The knee is often above the spindle but that doesn't mean it should be. If you have a fit that is good for you and the knee isn't directly above the pedal spindle don't change just so it is.
 
So if it can be rotated for a recumbent can't it be rotated for any bike/seat tube combination?
Bike fit, body position, arm position etc. etc. depend not just on rider but the type of riding they are doing too which is why 'rules' are often unhelpful, they can get taken out of context.
The knee is often above the spindle but that doesn't mean it should be. If you have a fit that is good for you and the knee isn't directly above the pedal spindle don't change just so it is.
The rotation of the whole system where the cyclist is effectively lying back is not the same as a rider being at the same angle just horizontally shifted over the pedals. The second is not a rotation, it's a change of relative position.
As for different types of riding, of course the rules don't always stand up. A modern trail/enduro MTB has a really steep seat angle, which will throw off the 'rule' we are discussing, in order to position the rider better for 'winching' up a hill. It's sacrificing one bit of efficiency in favour of something else.

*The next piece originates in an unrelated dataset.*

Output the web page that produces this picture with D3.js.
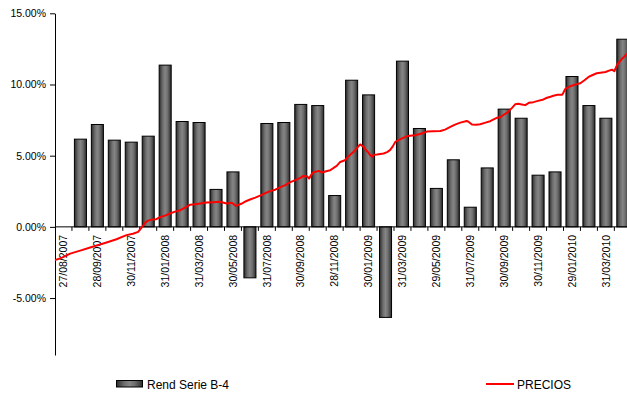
<!DOCTYPE html>
<html>
<head>
<meta charset="utf-8">
<script src="https://cdn.jsdelivr.net/npm/d3@7"></script>
<style>
  html, body { margin: 0; padding: 0; background: #fff; }
  svg { display: block; font-family: "Liberation Sans", Arial, sans-serif; }
</style>
</head>
<body>
<svg id="chart" width="627" height="396"></svg>
<script>
// Month-end categories for the bar series
const categories = [
  "27/08/2007","31/08/2007","28/09/2007","31/10/2007","30/11/2007","31/12/2007",
  "31/01/2008","29/02/2008","31/03/2008","30/04/2008","30/05/2008","30/06/2008",
  "31/07/2008","29/08/2008","30/09/2008","31/10/2008","28/11/2008","31/12/2008",
  "30/01/2009","27/02/2009","31/03/2009","30/04/2009","29/05/2009","30/06/2009",
  "31/07/2009","31/08/2009","30/09/2009","30/10/2009","30/11/2009","31/12/2009",
  "29/01/2010","26/02/2010","31/03/2010","30/04/2010"
];

// Rend Serie B-4 (%)
const rendSerie = [
  null, 6.16, 7.19, 6.09, 5.95, 6.37, 11.36, 7.40, 7.33, 2.63, 3.86, -3.58,
  7.26, 7.33, 8.60, 8.52, 2.20, 10.30, 9.27, -6.36, 11.64, 6.91, 2.70, 4.71,
  1.38, 4.14, 8.27, 7.63, 3.63, 3.86, 10.56, 8.52, 7.63, 13.18
];

// PRECIOS (%), dated observations
const precioDates = [
  "2007-08-27","2007-09-08","2007-09-22","2007-10-09","2007-10-26","2007-11-12","2007-11-23",
  "2007-12-10","2007-12-27","2008-01-07","2008-01-16","2008-01-19","2008-01-23","2008-01-28",
  "2008-02-02","2008-02-08","2008-02-16","2008-02-22","2008-03-02","2008-03-10","2008-03-19",
  "2008-03-28","2008-04-05","2008-04-14","2008-04-22","2008-05-01","2008-05-12","2008-05-23",
  "2008-06-04","2008-06-15","2008-06-24","2008-07-01","2008-07-11","2008-07-18","2008-07-25",
  "2008-08-03","2008-08-11","2008-08-20","2008-08-28","2008-09-06","2008-09-14","2008-09-23",
  "2008-10-01","2008-10-10","2008-10-19","2008-10-24","2008-10-31","2008-11-03","2008-11-06",
  "2008-11-10","2008-11-19","2008-11-25","2008-12-02","2008-12-09","2008-12-14","2008-12-20",
  "2008-12-26","2009-01-03","2009-01-07","2009-01-12","2009-01-18","2009-01-22","2009-01-29",
  "2009-02-04","2009-02-08","2009-02-12","2009-02-15","2009-02-18","2009-02-22","2009-02-27",
  "2009-03-10","2009-03-16","2009-03-21","2009-03-26","2009-03-30","2009-04-07","2009-04-19",
  "2009-04-24","2009-05-03","2009-05-14","2009-05-23","2009-06-03","2009-06-15","2009-06-23",
  "2009-07-02","2009-07-10","2009-07-19","2009-07-30","2009-08-03","2009-08-08","2009-08-15",
  "2009-08-22","2009-08-31","2009-09-08","2009-09-20","2009-09-25","2009-09-30","2009-10-07",
  "2009-10-15","2009-10-21","2009-10-26","2009-11-01","2009-11-07","2009-11-13","2009-11-21",
  "2009-11-27","2009-12-08","2009-12-14","2009-12-20","2009-12-25","2010-01-01","2010-01-09",
  "2010-01-11","2010-01-14","2010-01-23","2010-01-31","2010-02-09","2010-02-16","2010-02-23",
  "2010-03-01","2010-03-09","2010-03-15","2010-03-24","2010-03-30","2010-04-04","2010-04-08",
  "2010-04-13","2010-04-15","2010-04-21","2010-04-25","2010-04-30"
];
const precioValues = [
  -2.34, -2.16, -1.88, -1.67, -1.45, -1.24, -1.10,
  -0.87, -0.58, -0.48, -0.35, -0.20, 0.01, 0.29,
  0.44, 0.51, 0.54, 0.68, 0.79, 0.94, 1.07,
  1.17, 1.35, 1.56, 1.59, 1.64, 1.71, 1.73,
  1.76, 1.64, 1.70, 1.47, 1.64, 1.80, 1.92,
  2.05, 2.19, 2.37, 2.51, 2.61, 2.77, 2.93,
  3.12, 3.28, 3.44, 3.58, 3.53, 3.40, 3.63,
  3.82, 3.93, 3.82, 3.91, 3.98, 4.12, 4.28,
  4.56, 4.68, 4.86, 5.07, 5.27, 5.46, 5.79,
  5.62, 5.39, 5.22, 5.04, 4.93, 5.07, 5.08,
  5.15, 5.25, 5.39, 5.67, 5.97, 6.14, 6.37,
  6.40, 6.44, 6.56, 6.69, 6.72, 6.73, 6.83,
  7.02, 7.18, 7.32, 7.44, 7.35, 7.19, 7.18,
  7.21, 7.32, 7.42, 7.67, 7.70, 7.84, 8.02,
  8.34, 8.62, 8.65, 8.60, 8.55, 8.71, 8.76,
  8.83, 8.95, 9.07, 9.14, 9.21, 9.28, 9.28,
  9.42, 9.67, 9.88, 9.99, 10.09, 10.30, 10.53,
  10.65, 10.79, 10.83, 10.88, 10.97, 11.04, 10.93,
  11.39, 11.50, 11.80, 11.95, 12.18
];
const precioRange = ["2007-08-27", "2010-05-07"];

// Axis settings
const yDomain = [-9, 15];
const yTicks = [15, 10, 5, 0, -5];

const svg = d3.select("#chart");
const plotLeft = 55, plotRight = 631.3, plotTop = 13.3, plotBottom = 355;

const y = d3.scaleLinear().domain(yDomain).range([plotBottom, plotTop]);
const slot = d3.scaleBand().domain(categories).range([plotLeft, plotRight]).padding(0);
const xBar = d3.scaleBand().domain(categories).range([plotLeft, plotRight])
  .paddingInner(0.29).paddingOuter(0.145);
const parse = d3.timeParse("%Y-%m-%d");
const xTime = d3.scaleTime().domain(precioRange.map(parse)).range([plotLeft, plotRight]);

// gradient for the bars (dark edges, lighter centre)
const defs = svg.append("defs");
const grad = defs.append("linearGradient").attr("id", "barGrad")
  .attr("x1", "0%").attr("x2", "100%").attr("y1", "0%").attr("y2", "0%");
[[0, "#2c2c2c"], [0.3, "#6e6e6e"], [0.5, "#858585"], [0.7, "#6e6e6e"], [1, "#2c2c2c"]]
  .forEach(([o, c]) => grad.append("stop").attr("offset", o).attr("stop-color", c));

// bars
const barData = categories.map((c, i) => ({ c, v: rendSerie[i] })).filter(d => d.v != null);
svg.append("g").selectAll("rect").data(barData).join("rect")
  .attr("x", d => xBar(d.c))
  .attr("width", xBar.bandwidth())
  .attr("y", d => y(Math.max(0, d.v)))
  .attr("height", d => Math.abs(y(d.v) - y(0)))
  .attr("fill", "url(#barGrad)")
  .attr("stroke", "#000")
  .attr("stroke-width", 1);

// y axis
const yAxis = svg.append("g").attr("transform", `translate(${plotLeft},0)`)
  .call(d3.axisLeft(y).tickValues(yTicks).tickSize(5).tickSizeOuter(0)
    .tickFormat(d => d.toFixed(2) + "%"));
yAxis.select(".domain").attr("stroke", "#000");
yAxis.selectAll(".tick line").attr("stroke", "#000");
yAxis.selectAll(".tick text").attr("x", -9).attr("font-size", "10.5px")
  .attr("fill", "#000").attr("font-family", "Liberation Sans, Arial, sans-serif");

// x axis at zero
const y0 = y(0);
svg.append("line").attr("x1", plotLeft).attr("x2", plotRight).attr("y1", y0).attr("y2", y0)
  .attr("stroke", "#000");
svg.append("g").selectAll("line").data(categories.slice(1)).join("line")
  .attr("x1", d => slot(d)).attr("x2", d => slot(d))
  .attr("y1", y0).attr("y2", y0 + 4).attr("stroke", "#000");

// category labels, every second month
svg.append("g").selectAll("text")
  .data(categories.filter((d, i) => i % 2 === 0)).join("text")
  .attr("transform", d => `translate(${slot(d) + slot.bandwidth() / 2},${y0 + 8}) rotate(-90)`)
  .attr("text-anchor", "end").attr("dy", "0.35em")
  .attr("font-size", "10.5px").attr("fill", "#000")
  .text(d => d);

// price line
const lineData = precioDates.map((d, i) => ({ t: parse(d), v: precioValues[i] }));
svg.append("path").datum(lineData)
  .attr("d", d3.line().x(d => xTime(d.t)).y(d => y(d.v)))
  .attr("fill", "none").attr("stroke", "#ff0000").attr("stroke-width", 2)
  .attr("stroke-linejoin", "round");

// legend
const lg = svg.append("g").attr("font-size", "12px").attr("fill", "#000");
lg.append("rect").attr("x", 116.5).attr("y", 380.5).attr("width", 26).attr("height", 6.5)
  .attr("fill", "url(#barGrad)").attr("stroke", "#000");
lg.append("text").attr("x", 147).attr("y", 388.5).text("Rend Serie B-4");
lg.append("line").attr("x1", 486).attr("x2", 514).attr("y1", 384).attr("y2", 384)
  .attr("stroke", "#ff0000").attr("stroke-width", 2);
lg.append("text").attr("x", 517).attr("y", 388.5).text("PRECIOS");
</script>
</body>
</html>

The rule does give the most efficient pedalling position when in the saddle, on a road or XC bike, which is what the OP has. Small variances are one thing, but as others have pointed out, the OP has shown pictures of different bikes with very extreme (visible in a photo) positions that are very unlikely to be comfortable for anyone.
I would start by resetting to this neutral position, and work from there.
Anecdotally, people usually come away from a bike fit feeling more comfortable, and realising that their way felt comfortable when it's all they've ever known, but was subject to improvement by someone with knowledge and experience.
But by all means, choose ignorance, choose to believe that you know better than science.
 
When you show me the science i will become a believer but when all you show is tradition and opinion I'll remain doubtful.